• [THE REQUEST]
Transcribe every line exactly and omit anything that is a picture.

• [PROVIDED MATERIAL]
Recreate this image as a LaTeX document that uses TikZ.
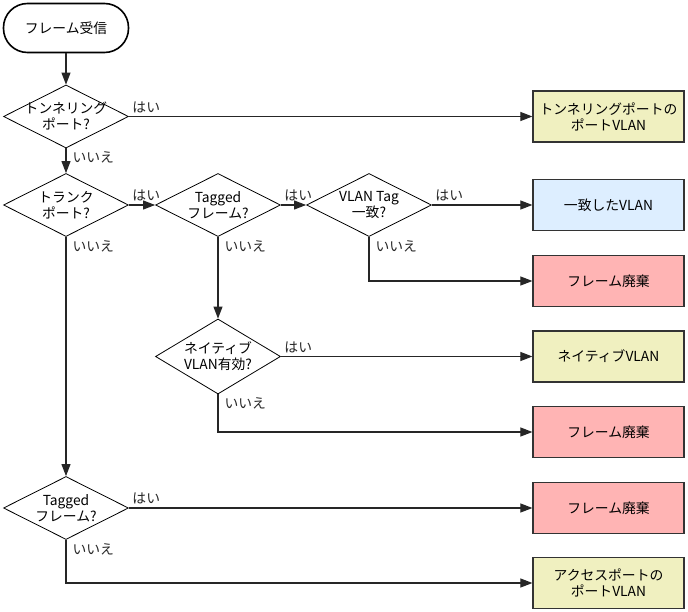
\documentclass[tikz,border=0pt]{standalone}
\usepackage{fontspec}
\setmainfont{Noto Sans CJK JP}
\usetikzlibrary{shapes.geometric,arrows.meta}
\definecolor{vlanyellow}{RGB}{240,240,192}
\definecolor{vlanblue}{RGB}{221,238,255}
\definecolor{dropred}{RGB}{255,180,180}

\begin{document}
\begin{tikzpicture}[x=1pt,y=-1pt,
  > = {Triangle[length=12pt,width=9pt]},
  font=\fontsize{13.8}{16}\selectfont,
  start/.style={draw,line width=1.6pt,rounded corners=24pt,minimum width=125pt,minimum height=49pt},
  decide/.style={draw,diamond,aspect=2,inner sep=-9pt,minimum width=125pt,minimum height=63pt,align=center,line width=0.8pt},
  result/.style={draw=black!80,line width=1.2pt,minimum width=151pt,minimum height=51pt,align=center},
  flow/.style={->,line width=1.1pt,black!85},
  yes/.style={pos=0,above right,inner sep=3pt},
  no/.style={pos=0,below right,inner sep=3pt,xshift=3pt}]
\useasboundingbox (0,0) rectangle (688,612);

\node[start] (recv) at (66,28) {フレーム受信};

\node[decide] (tunnel) at (66,116.5) {トンネリング\\ポート?};
\node[decide] (trunk)  at (66,205)   {トランク\\ポート?};
\node[decide] (tagged) at (218,205)  {Tagged\\フレーム?};
\node[decide] (vtag)   at (369,205)  {VLAN Tag\\一致?};
\node[decide,minimum height=75pt] (native) at (218,356.5) {ネイティブ\\VLAN有効?};
\node[decide] (access) at (66,508)   {Tagged\\フレーム?};

\node[result,fill=vlanyellow] (tunnelvlan) at (608.5,116.5) {トンネリングポートの\\ポートVLAN};
\node[result,fill=vlanblue]   (match)      at (608.5,205)   {一致したVLAN};
\node[result,fill=dropred]    (drop1)      at (608.5,281)   {フレーム廃棄};
\node[result,fill=vlanyellow] (nativevlan) at (608.5,356.5) {ネイティブVLAN};
\node[result,fill=dropred]    (drop2)      at (608.5,432)   {フレーム廃棄};
\node[result,fill=dropred]    (drop3)      at (608.5,508)   {フレーム廃棄};
\node[result,fill=vlanyellow] (accessvlan) at (608.5,583)   {アクセスポートの\\ポートVLAN};

\draw[flow] (recv) -- (tunnel);
\draw[flow] (tunnel) -- node[yes] {はい} (tunnelvlan);
\draw[flow] (tunnel) -- node[no] {いいえ} (trunk);

\draw[flow] (trunk) -- node[yes] {はい} (tagged);
\draw[flow] (trunk) -- node[no] {いいえ} (access);

\draw[flow] (tagged) -- node[yes] {はい} (vtag);
\draw[flow] (tagged) -- node[no] {いいえ} (native);

\draw[flow] (vtag) -- node[yes] {はい} (match);
\draw[flow] (vtag.south) |- node[no] {いいえ} (drop1);

\draw[flow] (native) -- node[yes] {はい} (nativevlan);
\draw[flow] (native.south) |- node[no] {いいえ} (drop2);

\draw[flow] (access) -- node[yes] {はい} (drop3);
\draw[flow] (access.south) |- node[no] {いいえ} (accessvlan);
\end{tikzpicture}
\end{document}
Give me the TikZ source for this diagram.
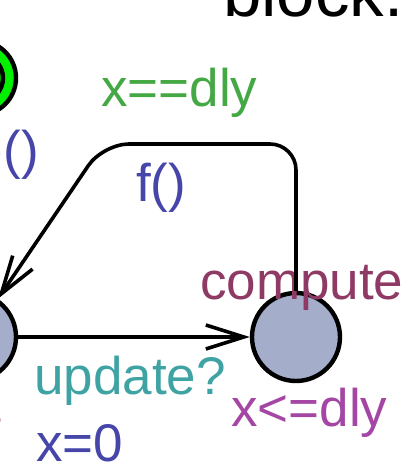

• [ANSWER TO THE EXERCISE]
Recreate this image as a LaTeX document that uses TikZ.
\documentclass[tikz,border=0pt]{standalone}
\usepackage{fontspec}
\setmainfont{Noto Sans CJK JP}
\usetikzlibrary{shapes.geometric,arrows.meta}
\definecolor{vlanyellow}{RGB}{240,240,192}
\definecolor{vlanblue}{RGB}{221,238,255}
\definecolor{dropred}{RGB}{255,180,180}

\begin{document}
\begin{tikzpicture}[x=1pt,y=-1pt,
  > = {Triangle[length=12pt,width=9pt]},
  font=\fontsize{13.8}{16}\selectfont,
  start/.style={draw,line width=1.6pt,rounded corners=24pt,minimum width=125pt,minimum height=49pt},
  decide/.style={draw,diamond,aspect=2,inner sep=-9pt,minimum width=125pt,minimum height=63pt,align=center,line width=0.8pt},
  result/.style={draw=black!80,line width=1.2pt,minimum width=151pt,minimum height=51pt,align=center},
  flow/.style={->,line width=1.1pt,black!85},
  yes/.style={pos=0,above right,inner sep=3pt},
  no/.style={pos=0,below right,inner sep=3pt,xshift=3pt}]
\useasboundingbox (0,0) rectangle (688,612);

\node[start] (recv) at (66,28) {フレーム受信};

\node[decide] (tunnel) at (66,116.5) {トンネリング\\ポート?};
\node[decide] (trunk)  at (66,205)   {トランク\\ポート?};
\node[decide] (tagged) at (218,205)  {Tagged\\フレーム?};
\node[decide] (vtag)   at (369,205)  {VLAN Tag\\一致?};
\node[decide,minimum height=75pt] (native) at (218,356.5) {ネイティブ\\VLAN有効?};
\node[decide] (access) at (66,508)   {Tagged\\フレーム?};

\node[result,fill=vlanyellow] (tunnelvlan) at (608.5,116.5) {トンネリングポートの\\ポートVLAN};
\node[result,fill=vlanblue]   (match)      at (608.5,205)   {一致したVLAN};
\node[result,fill=dropred]    (drop1)      at (608.5,281)   {フレーム廃棄};
\node[result,fill=vlanyellow] (nativevlan) at (608.5,356.5) {ネイティブVLAN};
\node[result,fill=dropred]    (drop2)      at (608.5,432)   {フレーム廃棄};
\node[result,fill=dropred]    (drop3)      at (608.5,508)   {フレーム廃棄};
\node[result,fill=vlanyellow] (accessvlan) at (608.5,583)   {アクセスポートの\\ポートVLAN};

\draw[flow] (recv) -- (tunnel);
\draw[flow] (tunnel) -- node[yes] {はい} (tunnelvlan);
\draw[flow] (tunnel) -- node[no] {いいえ} (trunk);

\draw[flow] (trunk) -- node[yes] {はい} (tagged);
\draw[flow] (trunk) -- node[no] {いいえ} (access);

\draw[flow] (tagged) -- node[yes] {はい} (vtag);
\draw[flow] (tagged) -- node[no] {いいえ} (native);

\draw[flow] (vtag) -- node[yes] {はい} (match);
\draw[flow] (vtag.south) |- node[no] {いいえ} (drop1);

\draw[flow] (native) -- node[yes] {はい} (nativevlan);
\draw[flow] (native.south) |- node[no] {いいえ} (drop2);

\draw[flow] (access) -- node[yes] {はい} (drop3);
\draw[flow] (access.south) |- node[no] {いいえ} (accessvlan);
\end{tikzpicture}
\end{document}
Give me the TikZ source for this diagram.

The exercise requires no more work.